CFLP China MFG in March turns out much stronger than the market had expected. This official PMI is consistent with SWS' own sector survey index in March. Our sector survey lately found improvement in sales of home appliances and machine tools. Compared to our survey in mid March, sentiment of our respondents also improved for both current economic climate and future economic sentiment. We do our survey twice a month to track change in economic activities and sentiments.
Based on these anecdotal evidences, there is good chance that real GDP Y/Y in Q1 hits above 8.5% on back of increased fiscal spending. There is also decent chance that real GDP Y/Y in Q2 will be slightly higher than in Q1. Moreover, Bloomberg reported that Nomura and Morgan Stanley raised their expectation for Y2012 China GDP Y/Y to 9.0% from 8.4%.

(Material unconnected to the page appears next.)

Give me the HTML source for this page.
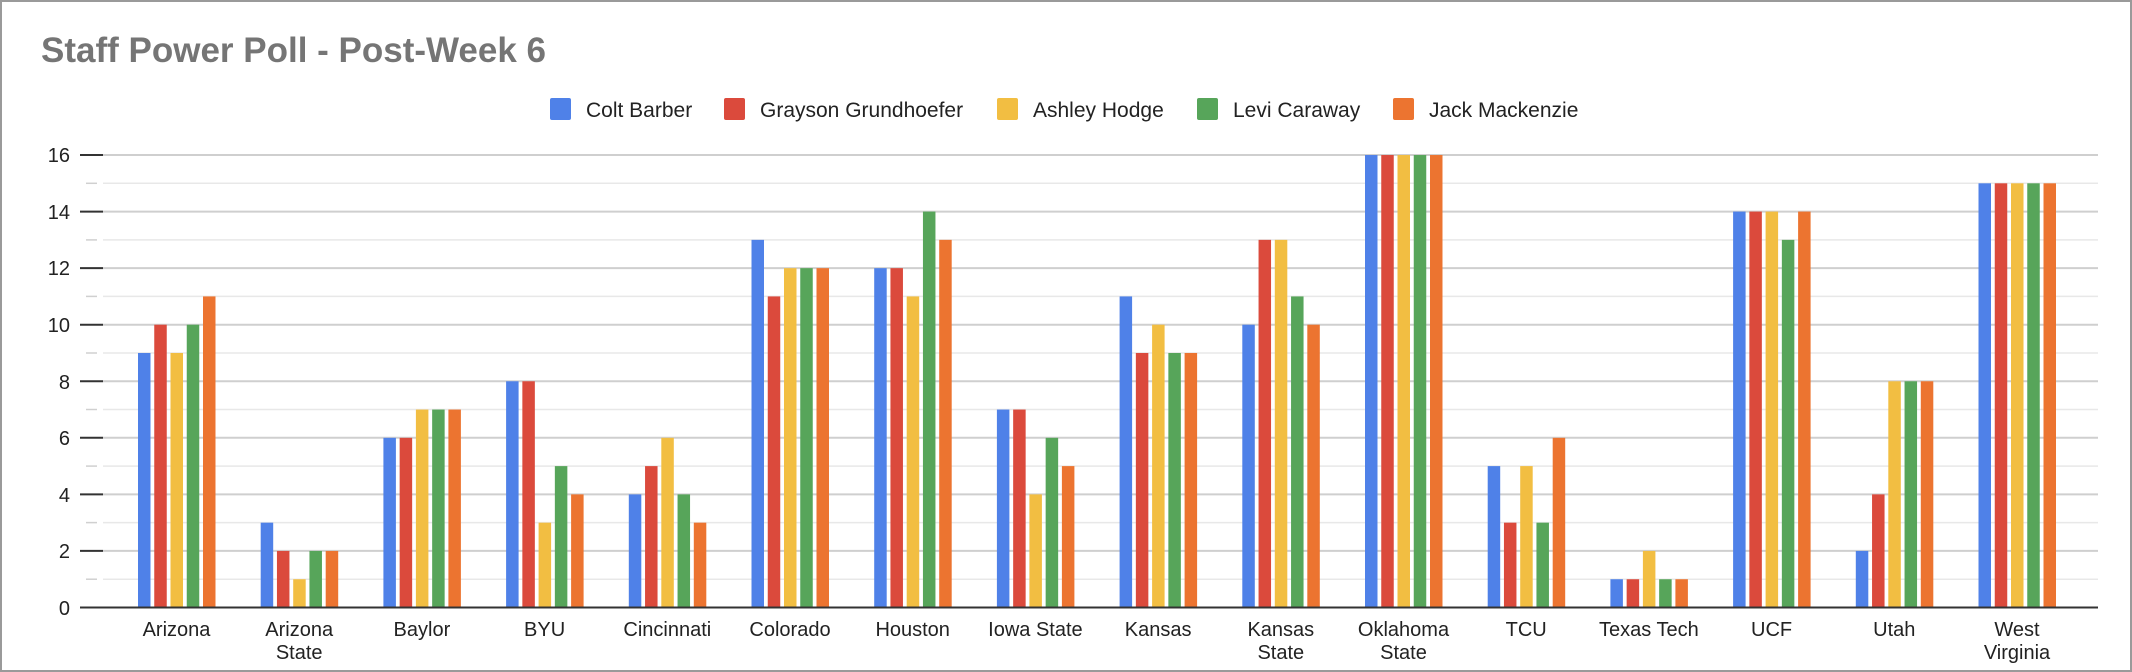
<!DOCTYPE html>
<html><head><meta charset="utf-8"><style>
html,body{margin:0;padding:0;background:#fff}
svg{display:block}
text{font-family:"Liberation Sans",Arial,sans-serif}
</style></head><body>
<svg width="2132" height="672" viewBox="0 0 2132 672" xmlns="http://www.w3.org/2000/svg">
<rect x="1" y="1" width="2130" height="670" fill="#fff" stroke="#9a9a9a" stroke-width="2"/>
<text x="41" y="62" font-size="35" font-weight="bold" fill="#757575">Staff Power Poll - Post-Week 6</text>
<g font-size="21" fill="#222">
<rect x="550" y="98" width="21" height="22" rx="2" fill="#4f81e8"/><text x="586" y="117">Colt Barber</text>
<rect x="724" y="98" width="21" height="22" rx="2" fill="#db4a3c"/><text x="760" y="117">Grayson Grundhoefer</text>
<rect x="997" y="98" width="21" height="22" rx="2" fill="#f2be42"/><text x="1033" y="117">Ashley Hodge</text>
<rect x="1197" y="98" width="21" height="22" rx="2" fill="#57a55a"/><text x="1233" y="117">Levi Caraway</text>
<rect x="1393" y="98" width="21" height="22" rx="2" fill="#ec7430"/><text x="1429" y="117">Jack Mackenzie</text>
</g>
<g stroke="#e8e8e8" stroke-width="1.5">
<line x1="103" x2="2098" y1="579.2" y2="579.2"/><line x1="103" x2="2098" y1="522.6" y2="522.6"/><line x1="103" x2="2098" y1="466.1" y2="466.1"/><line x1="103" x2="2098" y1="409.5" y2="409.5"/><line x1="103" x2="2098" y1="353" y2="353"/><line x1="103" x2="2098" y1="296.4" y2="296.4"/><line x1="103" x2="2098" y1="239.9" y2="239.9"/><line x1="103" x2="2098" y1="183.3" y2="183.3"/>
</g>
<g stroke="#d0d0d0" stroke-width="1.5">
<line x1="86" x2="97" y1="579.2" y2="579.2"/><line x1="86" x2="97" y1="522.6" y2="522.6"/><line x1="86" x2="97" y1="466.1" y2="466.1"/><line x1="86" x2="97" y1="409.5" y2="409.5"/><line x1="86" x2="97" y1="353" y2="353"/><line x1="86" x2="97" y1="296.4" y2="296.4"/><line x1="86" x2="97" y1="239.9" y2="239.9"/><line x1="86" x2="97" y1="183.3" y2="183.3"/>
</g>
<g stroke="#cfcfcf" stroke-width="2">
<line x1="103" x2="2098" y1="550.9" y2="550.9"/><line x1="103" x2="2098" y1="494.4" y2="494.4"/><line x1="103" x2="2098" y1="437.8" y2="437.8"/><line x1="103" x2="2098" y1="381.3" y2="381.3"/><line x1="103" x2="2098" y1="324.7" y2="324.7"/><line x1="103" x2="2098" y1="268.1" y2="268.1"/><line x1="103" x2="2098" y1="211.6" y2="211.6"/><line x1="103" x2="2098" y1="155" y2="155"/>
</g>
<g stroke="#333" stroke-width="2">
<line x1="80" x2="103" y1="550.9" y2="550.9"/><line x1="80" x2="103" y1="494.4" y2="494.4"/><line x1="80" x2="103" y1="437.8" y2="437.8"/><line x1="80" x2="103" y1="381.3" y2="381.3"/><line x1="80" x2="103" y1="324.7" y2="324.7"/><line x1="80" x2="103" y1="268.1" y2="268.1"/><line x1="80" x2="103" y1="211.6" y2="211.6"/><line x1="80" x2="103" y1="155" y2="155"/>
</g>
<g font-size="20" fill="#222" text-anchor="end">
<text x="70" y="615">0</text><text x="70" y="558">2</text><text x="70" y="502">4</text><text x="70" y="445">6</text><text x="70" y="389">8</text><text x="70" y="332">10</text><text x="70" y="275">12</text><text x="70" y="219">14</text><text x="70" y="162">16</text>
</g>
<g>
<g transform="translate(138,607.5) scale(1,-28.28)"><rect x="0" width="12.5" height="9" fill="#4f81e8"/><rect x="16.25" width="12.5" height="10" fill="#db4a3c"/><rect x="32.5" width="12.5" height="9" fill="#f2be42"/><rect x="48.75" width="12.5" height="10" fill="#57a55a"/><rect x="65" width="12.5" height="11" fill="#ec7430"/></g>
<g transform="translate(260.7,607.5) scale(1,-28.28)"><rect x="0" width="12.5" height="3" fill="#4f81e8"/><rect x="16.25" width="12.5" height="2" fill="#db4a3c"/><rect x="32.5" width="12.5" height="1" fill="#f2be42"/><rect x="48.75" width="12.5" height="2" fill="#57a55a"/><rect x="65" width="12.5" height="2" fill="#ec7430"/></g>
<g transform="translate(383.4,607.5) scale(1,-28.28)"><rect x="0" width="12.5" height="6" fill="#4f81e8"/><rect x="16.25" width="12.5" height="6" fill="#db4a3c"/><rect x="32.5" width="12.5" height="7" fill="#f2be42"/><rect x="48.75" width="12.5" height="7" fill="#57a55a"/><rect x="65" width="12.5" height="7" fill="#ec7430"/></g>
<g transform="translate(506.1,607.5) scale(1,-28.28)"><rect x="0" width="12.5" height="8" fill="#4f81e8"/><rect x="16.25" width="12.5" height="8" fill="#db4a3c"/><rect x="32.5" width="12.5" height="3" fill="#f2be42"/><rect x="48.75" width="12.5" height="5" fill="#57a55a"/><rect x="65" width="12.5" height="4" fill="#ec7430"/></g>
<g transform="translate(628.8,607.5) scale(1,-28.28)"><rect x="0" width="12.5" height="4" fill="#4f81e8"/><rect x="16.25" width="12.5" height="5" fill="#db4a3c"/><rect x="32.5" width="12.5" height="6" fill="#f2be42"/><rect x="48.75" width="12.5" height="4" fill="#57a55a"/><rect x="65" width="12.5" height="3" fill="#ec7430"/></g>
<g transform="translate(751.5,607.5) scale(1,-28.28)"><rect x="0" width="12.5" height="13" fill="#4f81e8"/><rect x="16.25" width="12.5" height="11" fill="#db4a3c"/><rect x="32.5" width="12.5" height="12" fill="#f2be42"/><rect x="48.75" width="12.5" height="12" fill="#57a55a"/><rect x="65" width="12.5" height="12" fill="#ec7430"/></g>
<g transform="translate(874.2,607.5) scale(1,-28.28)"><rect x="0" width="12.5" height="12" fill="#4f81e8"/><rect x="16.25" width="12.5" height="12" fill="#db4a3c"/><rect x="32.5" width="12.5" height="11" fill="#f2be42"/><rect x="48.75" width="12.5" height="14" fill="#57a55a"/><rect x="65" width="12.5" height="13" fill="#ec7430"/></g>
<g transform="translate(996.9,607.5) scale(1,-28.28)"><rect x="0" width="12.5" height="7" fill="#4f81e8"/><rect x="16.25" width="12.5" height="7" fill="#db4a3c"/><rect x="32.5" width="12.5" height="4" fill="#f2be42"/><rect x="48.75" width="12.5" height="6" fill="#57a55a"/><rect x="65" width="12.5" height="5" fill="#ec7430"/></g>
<g transform="translate(1119.6,607.5) scale(1,-28.28)"><rect x="0" width="12.5" height="11" fill="#4f81e8"/><rect x="16.25" width="12.5" height="9" fill="#db4a3c"/><rect x="32.5" width="12.5" height="10" fill="#f2be42"/><rect x="48.75" width="12.5" height="9" fill="#57a55a"/><rect x="65" width="12.5" height="9" fill="#ec7430"/></g>
<g transform="translate(1242.3,607.5) scale(1,-28.28)"><rect x="0" width="12.5" height="10" fill="#4f81e8"/><rect x="16.25" width="12.5" height="13" fill="#db4a3c"/><rect x="32.5" width="12.5" height="13" fill="#f2be42"/><rect x="48.75" width="12.5" height="11" fill="#57a55a"/><rect x="65" width="12.5" height="10" fill="#ec7430"/></g>
<g transform="translate(1365,607.5) scale(1,-28.28)"><rect x="0" width="12.5" height="16" fill="#4f81e8"/><rect x="16.25" width="12.5" height="16" fill="#db4a3c"/><rect x="32.5" width="12.5" height="16" fill="#f2be42"/><rect x="48.75" width="12.5" height="16" fill="#57a55a"/><rect x="65" width="12.5" height="16" fill="#ec7430"/></g>
<g transform="translate(1487.7,607.5) scale(1,-28.28)"><rect x="0" width="12.5" height="5" fill="#4f81e8"/><rect x="16.25" width="12.5" height="3" fill="#db4a3c"/><rect x="32.5" width="12.5" height="5" fill="#f2be42"/><rect x="48.75" width="12.5" height="3" fill="#57a55a"/><rect x="65" width="12.5" height="6" fill="#ec7430"/></g>
<g transform="translate(1610.4,607.5) scale(1,-28.28)"><rect x="0" width="12.5" height="1" fill="#4f81e8"/><rect x="16.25" width="12.5" height="1" fill="#db4a3c"/><rect x="32.5" width="12.5" height="2" fill="#f2be42"/><rect x="48.75" width="12.5" height="1" fill="#57a55a"/><rect x="65" width="12.5" height="1" fill="#ec7430"/></g>
<g transform="translate(1733.1,607.5) scale(1,-28.28)"><rect x="0" width="12.5" height="14" fill="#4f81e8"/><rect x="16.25" width="12.5" height="14" fill="#db4a3c"/><rect x="32.5" width="12.5" height="14" fill="#f2be42"/><rect x="48.75" width="12.5" height="13" fill="#57a55a"/><rect x="65" width="12.5" height="14" fill="#ec7430"/></g>
<g transform="translate(1855.8,607.5) scale(1,-28.28)"><rect x="0" width="12.5" height="2" fill="#4f81e8"/><rect x="16.25" width="12.5" height="4" fill="#db4a3c"/><rect x="32.5" width="12.5" height="8" fill="#f2be42"/><rect x="48.75" width="12.5" height="8" fill="#57a55a"/><rect x="65" width="12.5" height="8" fill="#ec7430"/></g>
<g transform="translate(1978.5,607.5) scale(1,-28.28)"><rect x="0" width="12.5" height="15" fill="#4f81e8"/><rect x="16.25" width="12.5" height="15" fill="#db4a3c"/><rect x="32.5" width="12.5" height="15" fill="#f2be42"/><rect x="48.75" width="12.5" height="15" fill="#57a55a"/><rect x="65" width="12.5" height="15" fill="#ec7430"/></g>
</g>
<line x1="80" x2="2098" y1="607.5" y2="607.5" stroke="#333" stroke-width="2"/>
<g font-size="20" fill="#222" text-anchor="middle">
<text x="176.5" y="636">Arizona</text>
<text x="299.2" y="636">Arizona</text><text x="299.2" y="659">State</text>
<text x="421.9" y="636">Baylor</text>
<text x="544.6" y="636">BYU</text>
<text x="667.3" y="636">Cincinnati</text>
<text x="790" y="636">Colorado</text>
<text x="912.7" y="636">Houston</text>
<text x="1035.4" y="636">Iowa State</text>
<text x="1158.1" y="636">Kansas</text>
<text x="1280.8" y="636">Kansas</text><text x="1280.8" y="659">State</text>
<text x="1403.5" y="636">Oklahoma</text><text x="1403.5" y="659">State</text>
<text x="1526.2" y="636">TCU</text>
<text x="1648.9" y="636">Texas Tech</text>
<text x="1771.6" y="636">UCF</text>
<text x="1894.3" y="636">Utah</text>
<text x="2017" y="636">West</text><text x="2017" y="659">Virginia</text>
</g>
</svg>
</body></html>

When will be the bottom? It depends on what metric you use to evaluate the bottom, namely the real GDP Q/Q, the real GDP Y/Y or the nominal GDP Y/Y. Typically the turning point of real GDP Q/Q leads that of real GDP Y/Y, and turning point of real GDP Y/Y leads that of nominal GDP Y/Y. Based on the official data, we may have seen the turning point for real GDP Q/Q in 4Q11, and we are on track to see the turning point for real GDP Y/Y in 2Q12, and possibly will see the turning point for nominal GDP Y/Y in 3Q12. For most enterprises, the nominal GDP may be more important than the real GDP, since the earning data are all nominal.
Policy implication is that we are not likely to see a benchmark interest cut at this stage, even an asymmetric rate cut. RRR cut decision is possible. The major risks are still a substantial contraction in home sales volume, and as well as the deterioration in the external demands.
Disclosure: I have no positions in any stocks mentioned, and no plans to initiate any positions within the next 72 hours.